* Goal of the exercise:
Without the pictures, write out all the lines below exactly as they appear.

* Data shown:
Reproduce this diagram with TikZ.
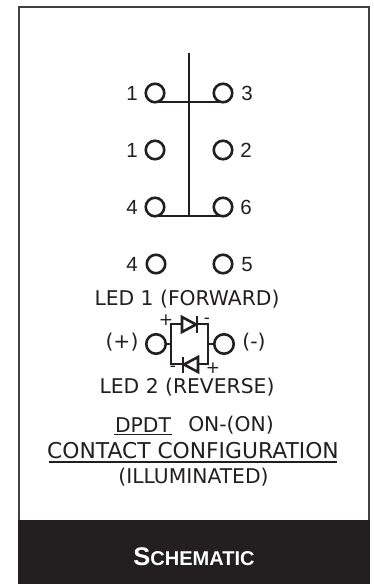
\documentclass[tikz,border=0pt]{standalone}
\usepackage{fontspec}
\setmainfont{Liberation Sans}
\newfontfamily\tah{DejaVu Sans}
\newfontfamily\ari{Liberation Sans}
\definecolor{ink}{HTML}{231F20}
\definecolor{frm}{HTML}{404040}
\tikzset{
 x=1pt,y=-1pt,
 term/.style={circle,draw=ink,line width=2.6pt,minimum size=18.5pt,inner sep=0pt,fill=white},
 num/.style={font=\ari\fontsize{20.5}{21}\selectfont,text=ink,inner sep=0pt},
 led/.style={font=\tah\fontsize{20.3}{21}\selectfont,text=ink,inner sep=0pt},
 captext/.style={font=\tah\fontsize{20.3}{21}\selectfont,text=ink,inner sep=0pt},
 sign/.style={font=\tah\fontsize{17}{17}\selectfont,text=ink,inner sep=0pt},
 wire/.style={draw=ink,line width=2.6pt},
 rulestroke/.style={draw=ink,line width=1.2pt},
 diode/.style={draw=ink,line width=2.6pt,fill=white,line join=miter},
}
\begin{document}
\begin{tikzpicture}
\useasboundingbox (0,0) rectangle (374,584);
\fill[white] (0,0) rectangle (374,584);
\draw[frm,line width=2pt] (19,584) -- (19,6.5) -- (369,6.5) -- (369,584);
\fill[ink] (18,520) rectangle (370,584);
\node[font=\bfseries\fontsize{25.5}{26}\selectfont,text=white,inner sep=0pt] (title) at (194,557) {S\fontsize{20}{26}\selectfont CHEMATIC};
% switch
\coordinate (top) at (189,53);
\coordinate (bar1) at (189,102);
\coordinate (bar2) at (189,216);
\coordinate (a1) at (155,102);
\coordinate (a2) at (223,102);
\coordinate (b1) at (155,216);
\coordinate (b2) at (223,216);
\draw[wire] (top) -- (bar2);
\draw[wire] (a1) -- (a2);
\draw[wire] (b1) -- (b2);
\node[term] (t1) at (155,93) {};
\node[term] (t2) at (223,93) {};
\node[term] (t3) at (155,150) {};
\node[term] (t4) at (223,150) {};
\node[term] (t5) at (155,207) {};
\node[term] (t6) at (223,207) {};
\node[term] (t7) at (156,264) {};
\node[term] (t8) at (223,264) {};
\node[num] (n1) at (132,93.5) {1};
\node[num] (n2) at (247,93.5) {3};
\node[num] (n3) at (132,150.5) {1};
\node[num] (n4) at (246,150.5) {2};
\node[num] (n5) at (132,207.5) {4};
\node[num] (n6) at (246,207.5) {6};
\node[num] (n7) at (132,264.5) {4};
\node[num] (n8) at (247,264.5) {5};
% LED
\node[led] (l1) at (187,299) {LED 1 (FORWARD)};
\node[led] (l2) at (187,387) {LED 2 (REVERSE)};
\node[term,minimum size=19.5pt] (pa) at (156,344) {};
\node[term,minimum size=19.5pt] (pb) at (224,344) {};
\coordinate (bl) at (171,344);
\coordinate (br) at (208,344);
\coordinate (tl) at (171,324);
\coordinate (tr) at (208,324);
\coordinate (dl) at (171,364);
\coordinate (dr) at (208,364);
\draw[wire,line join=miter] (tl) -- (tr) -- (dr) -- (dl) -- cycle;
\draw[wire] (pa) -- (bl);
\draw[wire] (pb) -- (br);
\draw[diode] (182,317) -- (182,332) -- (196,324.5) -- cycle;
\draw[wire] (197,316) -- (197,333);
\draw[diode] (198,357) -- (198,372) -- (184,364.5) -- cycle;
\draw[wire] (183,356.5) -- (183,372.5);
\node[sign] (s1) at (166,320) {+};
\node[sign] (s2) at (207,321) {-};
\node[sign] (s3) at (173,369) {-};
\node[sign] (s4) at (213,368) {+};
\node[led] (p1) at (122,342) {(+)};
\node[led] (p2) at (254,342) {(-)};
% caption
\node[captext] (c1) at (143,425) {DPDT};
\node[captext] (c2) at (231,425) {ON-(ON)};
\node[captext,font=\tah\fontsize{21.8}{22}\selectfont] (c3) at (193,451) {CONTACT CONFIGURATION};
\node[captext] (c4) at (193.5,477) {(ILLUMINATED)};
\coordinate (u1) at (114,434.5);
\coordinate (u2) at (172,434.5);
\coordinate (u3) at (49,462);
\coordinate (u4) at (337,462);
\draw[rulestroke] (u1) -- (u2);
\draw[rulestroke] (u3) -- (u4);
\end{tikzpicture}
\end{document}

* Exercise result:
Reproduce this diagram with TikZ.
\documentclass[tikz,border=0pt]{standalone}
\usepackage{fontspec}
\setmainfont{Liberation Sans}
\newfontfamily\tah{DejaVu Sans}
\newfontfamily\ari{Liberation Sans}
\definecolor{ink}{HTML}{231F20}
\definecolor{frm}{HTML}{404040}
\tikzset{
 x=1pt,y=-1pt,
 term/.style={circle,draw=ink,line width=2.6pt,minimum size=18.5pt,inner sep=0pt,fill=white},
 num/.style={font=\ari\fontsize{20.5}{21}\selectfont,text=ink,inner sep=0pt},
 led/.style={font=\tah\fontsize{20.3}{21}\selectfont,text=ink,inner sep=0pt},
 captext/.style={font=\tah\fontsize{20.3}{21}\selectfont,text=ink,inner sep=0pt},
 sign/.style={font=\tah\fontsize{17}{17}\selectfont,text=ink,inner sep=0pt},
 wire/.style={draw=ink,line width=2.6pt},
 rulestroke/.style={draw=ink,line width=1.2pt},
 diode/.style={draw=ink,line width=2.6pt,fill=white,line join=miter},
}
\begin{document}
\begin{tikzpicture}
\useasboundingbox (0,0) rectangle (374,584);
\fill[white] (0,0) rectangle (374,584);
\draw[frm,line width=2pt] (19,584) -- (19,6.5) -- (369,6.5) -- (369,584);
\fill[ink] (18,520) rectangle (370,584);
\node[font=\bfseries\fontsize{25.5}{26}\selectfont,text=white,inner sep=0pt] (title) at (194,557) {S\fontsize{20}{26}\selectfont CHEMATIC};
% switch
\coordinate (top) at (189,53);
\coordinate (bar1) at (189,102);
\coordinate (bar2) at (189,216);
\coordinate (a1) at (155,102);
\coordinate (a2) at (223,102);
\coordinate (b1) at (155,216);
\coordinate (b2) at (223,216);
\draw[wire] (top) -- (bar2);
\draw[wire] (a1) -- (a2);
\draw[wire] (b1) -- (b2);
\node[term] (t1) at (155,93) {};
\node[term] (t2) at (223,93) {};
\node[term] (t3) at (155,150) {};
\node[term] (t4) at (223,150) {};
\node[term] (t5) at (155,207) {};
\node[term] (t6) at (223,207) {};
\node[term] (t7) at (156,264) {};
\node[term] (t8) at (223,264) {};
\node[num] (n1) at (132,93.5) {1};
\node[num] (n2) at (247,93.5) {3};
\node[num] (n3) at (132,150.5) {1};
\node[num] (n4) at (246,150.5) {2};
\node[num] (n5) at (132,207.5) {4};
\node[num] (n6) at (246,207.5) {6};
\node[num] (n7) at (132,264.5) {4};
\node[num] (n8) at (247,264.5) {5};
% LED
\node[led] (l1) at (187,299) {LED 1 (FORWARD)};
\node[led] (l2) at (187,387) {LED 2 (REVERSE)};
\node[term,minimum size=19.5pt] (pa) at (156,344) {};
\node[term,minimum size=19.5pt] (pb) at (224,344) {};
\coordinate (bl) at (171,344);
\coordinate (br) at (208,344);
\coordinate (tl) at (171,324);
\coordinate (tr) at (208,324);
\coordinate (dl) at (171,364);
\coordinate (dr) at (208,364);
\draw[wire,line join=miter] (tl) -- (tr) -- (dr) -- (dl) -- cycle;
\draw[wire] (pa) -- (bl);
\draw[wire] (pb) -- (br);
\draw[diode] (182,317) -- (182,332) -- (196,324.5) -- cycle;
\draw[wire] (197,316) -- (197,333);
\draw[diode] (198,357) -- (198,372) -- (184,364.5) -- cycle;
\draw[wire] (183,356.5) -- (183,372.5);
\node[sign] (s1) at (166,320) {+};
\node[sign] (s2) at (207,321) {-};
\node[sign] (s3) at (173,369) {-};
\node[sign] (s4) at (213,368) {+};
\node[led] (p1) at (122,342) {(+)};
\node[led] (p2) at (254,342) {(-)};
% caption
\node[captext] (c1) at (143,425) {DPDT};
\node[captext] (c2) at (231,425) {ON-(ON)};
\node[captext,font=\tah\fontsize{21.8}{22}\selectfont] (c3) at (193,451) {CONTACT CONFIGURATION};
\node[captext] (c4) at (193.5,477) {(ILLUMINATED)};
\coordinate (u1) at (114,434.5);
\coordinate (u2) at (172,434.5);
\coordinate (u3) at (49,462);
\coordinate (u4) at (337,462);
\draw[rulestroke] (u1) -- (u2);
\draw[rulestroke] (u3) -- (u4);
\end{tikzpicture}
\end{document}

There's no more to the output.